THE WEATHER watchers say that we’re in for a deluge or three, and everyone’s hoping they’re right. Clarrie Hall’s grassy foreshores hold all forms of insect life, and if the water covers them in a rush the fishing will be red hot in the shallows. Small shallow-diving crankbaits, 1/4oz spinnerbaits, and surface lures will be the order of the day.

Even if we don’t get rain though, the dam is experiencing great fishing as it is. The timber is still the place to fish, and the shaded areas of the dam are also productive. The best shady areas are in the gullies with their steep-sided banks, such as Ugly Gully, Rainforest Gully, The Eagle’s Nest and the backs of some of the bays. I prefer to use Crawdads in natural colours or in a hot fluoro, such as red. You need to throw your lures into heavy cover to get the best results, and you can reduce the chance of snagging up by removing the middle treble.

Spinnerbaits are the lure of the moment in Clarrie Hall, with the pick being 3/8oz and 1/4oz lures. The 3/8 has a little added weight, with generally the same size blades as the 1/4oz. This offers a faster presentation with a similar-sized lure. The 1/4oz lure allows for a much slower presentation, which is something the bass appreciate. Colour doesn’t seem matter much at the moment. I alternate between white, green, and red and black.

The points are always worth fishing, and a few fish will be caught on T-tails and shad-style plastics. 1/4oz is the best all-rounder, and my favourite colour at the moment is green with a fleck of gold or silver.

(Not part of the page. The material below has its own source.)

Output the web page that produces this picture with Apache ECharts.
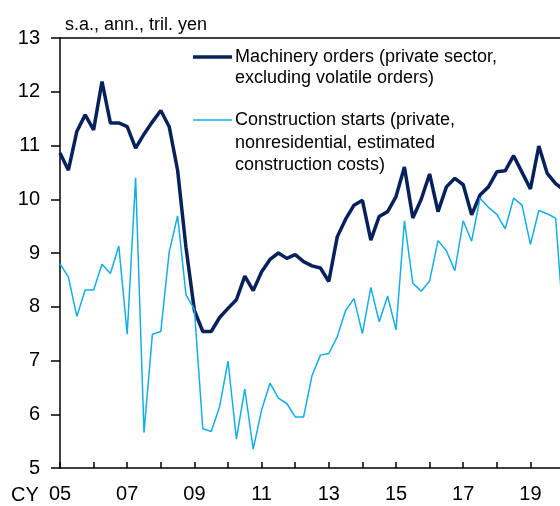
<!DOCTYPE html>
<html>
<head>
<meta charset="utf-8">
<script src="https://cdn.jsdelivr.net/npm/echarts@6/dist/echarts.min.js"></script>
<style>
html,body{margin:0;padding:0;background:#fff;}
#chart{width:560px;height:506px;}
</style>
</head>
<body>
<div id="chart"></div>
<script>
// Quarterly categories 2005Q1 .. 2020Q1
var categories = [];
for (var y = 2005; y <= 2020; y++) {
  for (var q = 1; q <= 4; q++) {
    if (y === 2020 && q > 1) break;
    categories.push(y + 'Q' + q);
  }
}

// Machinery orders (private sector, excluding volatile orders), tril. yen
var machineryOrders = [
  10.86, 10.54, 11.26, 11.57, 11.29, 12.19, 11.42, 11.42,
  11.35, 10.95, 11.21, 11.44, 11.65, 11.35, 10.54, 9.10,
  7.93, 7.54, 7.54, 7.80, 7.97, 8.13, 8.57, 8.30,
  8.65, 8.88, 9.00, 8.90, 8.97, 8.84, 8.76, 8.72,
  8.47, 9.30, 9.63, 9.89, 9.98, 9.24, 9.68, 9.77,
  10.05, 10.60, 9.65, 10.00, 10.47, 9.77, 10.23, 10.39,
  10.27, 9.71, 10.08, 10.23, 10.51, 10.53, 10.81, 10.50,
  10.19, 10.99, 10.48, 10.29, 10.17
];

// Construction starts (private, nonresidential, estimated construction costs), tril. yen
var constructionStarts = [
  8.80, 8.55, 7.82, 8.31, 8.31, 8.79, 8.62, 9.13,
  7.49, 10.40, 5.66, 7.49, 7.54, 9.02, 9.69, 8.22,
  7.95, 5.73, 5.68, 6.14, 6.99, 5.54, 6.47, 5.35,
  6.08, 6.58, 6.30, 6.20, 5.95, 5.95, 6.72, 7.10,
  7.13, 7.44, 7.93, 8.15, 7.50, 8.36, 7.72, 8.20,
  7.57, 9.60, 8.44, 8.29, 8.48, 9.23, 9.04, 8.67,
  9.60, 9.22, 10.02, 9.85, 9.72, 9.45, 10.02, 9.89,
  9.16, 9.79, 9.73, 9.65, 7.55
];

var seriesNames = [
  'Machinery orders (private sector,\nexcluding volatile orders)',
  'Construction starts (private,\nnonresidential, estimated\nconstruction costs)'
];
var subtitle = 's.a., ann., tril. yen';

// category "YYYYQn" -> position on a continuous time axis (years)
function catToX(c) {
  return parseInt(c.slice(0, 4), 10) + (parseInt(c.slice(5), 10) - 1) / 4;
}
function pairs(values) {
  return values.map(function (v, i) { return [catToX(categories[i]), v]; });
}

var DARK = '#06215c';
var LIGHT = '#12aeea';
var FONT = '"Liberation Sans", Arial, sans-serif';
var X_MIN = 2005, X_MAX = 2019.88; // visible window of the original chart

var chart = echarts.init(document.getElementById('chart'), null, {renderer: 'canvas'});
chart.setOption({
  animation: false,
  backgroundColor: '#ffffff',
  grid: {left: 60, top: 38, right: 0, height: 430, show: false},
  xAxis: [
    {
      type: 'value', min: X_MIN, max: X_MAX, interval: 1,
      axisLine: {onZero: false, lineStyle: {color: '#000', width: 1.5}},
      axisTick: {show: true, inside: true, length: 6, lineStyle: {color: '#000', width: 1.5}},
      axisLabel: {
        margin: 16, color: '#000', fontSize: 20, fontFamily: FONT,
        showMaxLabel: false,
        formatter: function (v) {
          if (Math.abs(v - Math.round(v)) > 1e-6) return '';
          var yr = Math.round(v);
          if ((yr - 2005) % 2 !== 0) return '';
          return String(yr).slice(2);
        }
      },
      splitLine: {show: false}
    },
    {
      type: 'value', position: 'top', min: X_MIN, max: X_MAX,
      axisLine: {show: true, onZero: false, lineStyle: {color: '#000', width: 1.5}},
      axisTick: {show: false}, axisLabel: {show: false}, splitLine: {show: false}
    }
  ],
  yAxis: {
    type: 'value',
    min: 5, max: 13, interval: 1,
    axisLine: {show: true, onZero: false, lineStyle: {color: '#000', width: 1.5}},
    axisTick: {show: true, inside: false, length: 9, lineStyle: {color: '#000', width: 1.5}},
    axisLabel: {margin: 20, color: '#000', fontSize: 20, fontFamily: FONT},
    splitLine: {show: false}
  },
  series: [
    {
      name: seriesNames[0], type: 'line', data: pairs(machineryOrders), clip: true,
      symbol: 'none', lineStyle: {color: DARK, width: 3.5}, itemStyle: {color: DARK}, z: 2
    },
    {
      name: seriesNames[1], type: 'line', data: pairs(constructionStarts), clip: true,
      symbol: 'none', lineStyle: {color: LIGHT, width: 1.5}, itemStyle: {color: LIGHT}, z: 3
    }
  ],
  graphic: [
    {type: 'text', left: 65, top: 16, style: {text: subtitle, font: '18px ' + FONT, fill: '#000'}},
    {type: 'text', left: 11, top: 485, style: {text: 'CY', font: '20px ' + FONT, fill: '#000'}},
    {type: 'line', shape: {x1: 193, y1: 57, x2: 232, y2: 57}, style: {stroke: DARK, lineWidth: 3.5}},
    {type: 'text', x: 235, y: 46, style: {text: seriesNames[0], font: '18px ' + FONT, fill: '#000', lineHeight: 21.5, verticalAlign: 'top'}},
    {type: 'line', shape: {x1: 193, y1: 120, x2: 232, y2: 120}, style: {stroke: LIGHT, lineWidth: 1.5}},
    {type: 'text', x: 235, y: 109, style: {text: seriesNames[1], font: '18px ' + FONT, fill: '#000', lineHeight: 22.5, verticalAlign: 'top'}}
  ]
});
</script>
</body>
</html>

When surface fishing, target the points, timber and shaded areas of the dam early and late in the day. The cicadas are almost deafening at the moment, and strong winds have been blowing some of them into the water. A Summer storm late in the afternoon is ideal for dislodging cicadas, making for primo surface conditions. When this happens, fizzers do the job well. Use a short, slow retrieve with pauses to imitate a cicada struggling on the surface. There’s nothing better than seeing a bass crash a surface lure!

At the time of writing the ramp is still providing good access, but it can be slippery. If it looks a bit wet near the water’s edge, get out and check to be on the safe side. Remember to have your NSW fishing license, stick to the bag limit, and use paddle or electric power only. The dam is ideal for canoes and kayaks, with plenty of areas for calm and safe canoeing.

The facilities at Cram’s Farm (where the ramp is) are excellent, with toilet and BBQ facilities available, and the grassed area is big enough to accommodate a couple of cricket matches. It’s a great spot to visit during February.

1) Simon Goldsmith with a Clarrie Hall bass. The timbered areas are currently the best places to fish.